Most of the works in and around digital rhetoric we’ll encounter in this course will fall into one or more of these categories.

We might find a fourth and fifth way of looking at the digital humanities in the humanites’ traditional role of studying what is common to “humanity” and in having, at least more so than many other disciplines, an emphasis on the populist appeal of its work to nonspecialists. On the one hand, the digital humanities is one way in which the humanities is keeping itself relevant in a moment in which its canonical texts do not have the same cultural capital they once held, and to make such work more publicly accessible than it was before; as Kirshenbaum suggests in his essay, “the digital humanities today is about a scholarship (and a pedagogy) that is publicly visible in ways in which we are generally unaccustomed.” On the other hand, the digital humanities also marks the moment in which the groundfloor for participating in the creation of digital media has rapidly fallen. As traced, for instance, in Johndan Johnson-Eilola’s book Datacloud: Toward a New Theory of Online Work, the rise of symbolic-analytic work within most countries’ economies coupled with attendant technological advances has led to a “deskilling” of such processes as information architecture and digital design; as these kinds of tasks becoming increasingly common and increasingly simpler to perform, it makes sense that the humanities would begin to study them as important parts of shared popular culture.
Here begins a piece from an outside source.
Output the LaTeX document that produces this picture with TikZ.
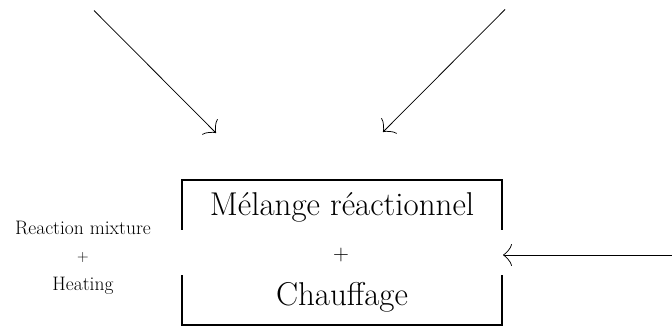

This latter point brings us to two more ways of looking at the digital humanities, particularly from a pedagogical perspective. As work in digital media becomes more common and easier to learn, it makes sense that we would use contemporary media and technologies to teach traditional topics in more efficient or effective ways as well as to adapt to the changing needs of what students need to learn, particularly in regard to composing in new media environments. The piece we read for today by Conatser (“Changing Medium, Transforming Composition“) gives us an example of both objectives: Conatser both uses XML to improve the evaluation/commenting process of student’s papers while also teaching students how to compose themselves in XML.

Finally, in the piece by me (“A Natural History of Networks“) I asked you to review today, I give a final way of looking at the digital humanities in the present: as simply the latest shift in a continual reworking of the boundaries of different fields and disciplines that has been taking place for many centuries. All of the above might be taken as different vectors of this larger process, but I’d like us to keep in mind that shift–and the suggestion that the transmutable nature of the humanities, or of Rhetoric, or of Composition–is far from a new dynamic.